Ce compte personnel de formation, les partenaires sociaux l’ont souhaité
- universel : toute personne pourra disposer d’un compte personnel de formation dès son entrée sur la marché du travail et jusqu’à son départ à la retraite.
- individuel : chaque personne bénéficie d’un compte, qu’elle soit salariée ou demandeur d’emploi.
- intégralement transférable : la personne garde le même compte tout au long de sa vie professionnelle ; il le suit quel que soit son parcours professionnel et ses changements de statut.
Ces principes fondateurs sont particulièrement vertueux et ne sauraient être contestés : Ils posent cette exigence de dépassement de la problématique récurrente du statut des personnes au regard du contrat de travail notamment, qui a si longtemps rendu si aléatoire et complexe l’élaboration d’outils de sécurisation des parcours. Bien sûr, le compte personnel ne connait pas encore son visage définitif. Nous devons encore en discuter ensemble, Etat, régions partenaires sociaux ; vous aurez certainement aussi à reprendre vos discussions entre partenaires sociaux ensuite, comme l’accord du 11 janvier l’annonce d’ailleurs.

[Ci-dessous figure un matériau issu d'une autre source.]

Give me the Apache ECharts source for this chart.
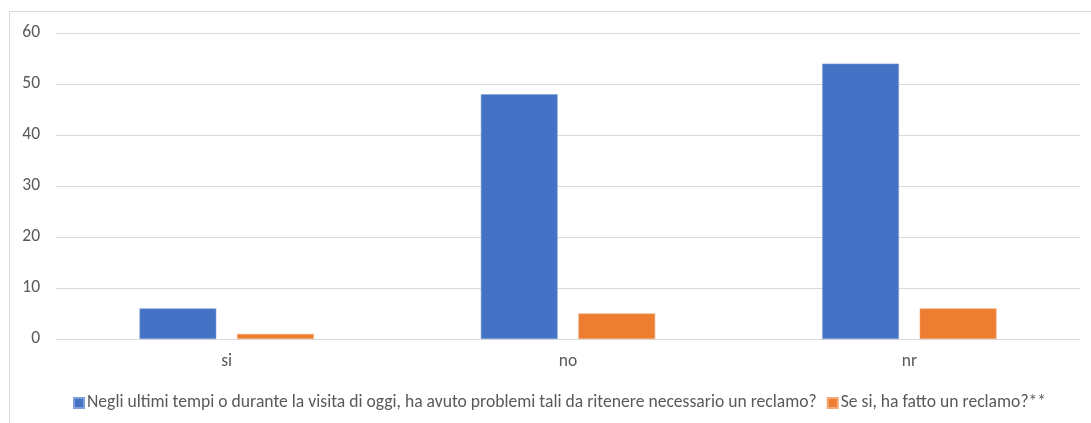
<!DOCTYPE html>
<html>
<head>
<meta charset="utf-8">
<script src="https://cdn.jsdelivr.net/npm/echarts@6/dist/echarts.min.js"></script>
<style>
  html, body { margin: 0; padding: 0; background: #fff; }
  #chart { width: 1091px; height: 423px; }
</style>
</head>
<body>
<div id="chart"></div>
<script>
// Categories and series values
const categories = ['si', 'no', 'nr'];
const seriesNames = [
  'Negli ultimi tempi o durante la visita di oggi, ha avuto problemi tali da ritenere necessario un reclamo?',
  'Se si, ha fatto un reclamo?**'
];
const problemiValues = [6, 48, 54];
const reclamoValues = [1, 5, 6];
const yTicks = { min: 0, max: 60, interval: 10 };

const chart = echarts.init(document.getElementById('chart'), null, { renderer: 'canvas' });
const textColor = '#595959';
const font = 'Calibri, Carlito, Lato, sans-serif';
const fontSize = 17.5;

chart.setOption({
  animation: false,
  textStyle: { fontFamily: font },
  graphic: [{
    type: 'rect',
    shape: { x: 9.5, y: 11.5, width: 1100, height: 430 },
    style: { fill: 'none', stroke: '#d9d9d9', lineWidth: 1 },
    silent: true
  }],
  grid: { left: 56, right: 11, top: 33, bottom: 84 },
  legend: {
    top: 389,
    left: 68,
    itemWidth: 10,
    itemHeight: 10,
    itemGap: 10,
    icon: 'rect',
    textStyle: { color: textColor, fontSize: 17.6, fontFamily: font, padding: [0, 0, 0, -2] },
    data: seriesNames
  },
  xAxis: {
    type: 'category',
    data: categories,
    axisLine: { lineStyle: { color: '#d9d9d9' } },
    axisTick: { show: false },
    axisLabel: { color: textColor, fontSize: fontSize, margin: 14, fontFamily: font }
  },
  yAxis: {
    type: 'value',
    min: yTicks.min,
    max: yTicks.max,
    interval: yTicks.interval,
    axisLine: { show: false },
    axisTick: { show: false },
    splitLine: { lineStyle: { color: '#d9d9d9' } },
    axisLabel: { color: textColor, fontSize: fontSize, margin: 16, fontFamily: font }
  },
  series: [
    {
      name: seriesNames[0],
      type: 'bar',
      data: problemiValues,
      barWidth: '22.5%',
      barGap: '27%',
      itemStyle: { color: '#4472c4', borderColor: '#7f9fd6', borderWidth: 0.6 }
    },
    {
      name: seriesNames[1],
      type: 'bar',
      data: reclamoValues,
      barWidth: '22.5%',
      itemStyle: { color: '#ed7d31', borderColor: '#f4a878', borderWidth: 0.6 }
    }
  ]
});
</script>
</body>
</html>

Pour ma part, mon ambition sera aussi de faire du compte un outil dynamique de rééquilibrage dans l’accès à la formation des personnes les moins formées.

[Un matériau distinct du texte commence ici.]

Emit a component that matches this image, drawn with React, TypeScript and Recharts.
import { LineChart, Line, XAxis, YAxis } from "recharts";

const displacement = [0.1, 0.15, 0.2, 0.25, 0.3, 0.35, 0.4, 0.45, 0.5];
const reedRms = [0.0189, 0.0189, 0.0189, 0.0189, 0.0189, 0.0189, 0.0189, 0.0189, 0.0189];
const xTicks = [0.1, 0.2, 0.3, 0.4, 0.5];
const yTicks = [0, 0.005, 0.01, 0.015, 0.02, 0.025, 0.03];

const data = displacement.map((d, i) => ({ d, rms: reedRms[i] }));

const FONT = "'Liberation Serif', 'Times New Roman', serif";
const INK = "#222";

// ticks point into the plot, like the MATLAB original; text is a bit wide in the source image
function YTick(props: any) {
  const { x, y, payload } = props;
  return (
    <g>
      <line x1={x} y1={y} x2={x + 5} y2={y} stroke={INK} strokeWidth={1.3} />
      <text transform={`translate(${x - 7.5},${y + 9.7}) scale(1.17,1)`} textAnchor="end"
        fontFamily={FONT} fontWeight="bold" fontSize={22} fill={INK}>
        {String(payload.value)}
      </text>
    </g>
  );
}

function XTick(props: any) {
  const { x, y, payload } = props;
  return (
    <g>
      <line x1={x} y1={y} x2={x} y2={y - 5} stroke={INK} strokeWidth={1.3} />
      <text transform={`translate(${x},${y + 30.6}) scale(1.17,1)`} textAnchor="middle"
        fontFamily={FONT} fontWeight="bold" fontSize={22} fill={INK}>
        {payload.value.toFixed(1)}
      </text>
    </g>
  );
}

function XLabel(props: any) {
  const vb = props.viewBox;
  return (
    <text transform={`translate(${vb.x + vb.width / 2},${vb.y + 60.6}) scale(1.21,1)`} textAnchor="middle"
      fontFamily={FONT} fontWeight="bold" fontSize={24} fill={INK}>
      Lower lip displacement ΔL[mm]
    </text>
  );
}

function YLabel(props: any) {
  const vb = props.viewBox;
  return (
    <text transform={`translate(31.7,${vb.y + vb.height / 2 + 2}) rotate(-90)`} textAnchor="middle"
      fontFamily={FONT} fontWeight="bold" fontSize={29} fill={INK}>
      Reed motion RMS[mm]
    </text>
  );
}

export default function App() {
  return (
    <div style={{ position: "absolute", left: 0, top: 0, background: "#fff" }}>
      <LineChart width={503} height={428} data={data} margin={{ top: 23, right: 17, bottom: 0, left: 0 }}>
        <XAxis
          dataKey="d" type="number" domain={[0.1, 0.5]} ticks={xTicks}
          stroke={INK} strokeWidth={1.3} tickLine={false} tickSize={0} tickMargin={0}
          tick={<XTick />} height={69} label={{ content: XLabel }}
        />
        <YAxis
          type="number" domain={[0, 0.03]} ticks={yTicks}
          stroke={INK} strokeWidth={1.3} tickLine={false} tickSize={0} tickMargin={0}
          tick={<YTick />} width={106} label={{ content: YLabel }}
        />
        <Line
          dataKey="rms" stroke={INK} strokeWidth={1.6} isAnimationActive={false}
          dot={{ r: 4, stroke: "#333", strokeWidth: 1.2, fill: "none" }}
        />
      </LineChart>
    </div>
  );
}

Cette conviction implique d’affiner, d’enrichir, les conditions dans lesquelles les salariés et demandeurs d’emploi les moins qualifiés peuvent bénéficier d’abondements de droit par rapport à la base de 20 heures par an, plafonnée à 120 heures aujourd’hui posées. Cette conviction implique aussi que les garanties collectives propres à accompagner et sécuriser les transitions professionnelles subies soient renforcées. Mais je ne doute pas un instant, j’y veillerai personnellement, que nous aurons rapidement l’occasion d’en rediscuter. A nous tous, collectivement, d’être à la hauteur de l’enjeu.
Mesdames, Messieurs, je vous remercie de votre attention.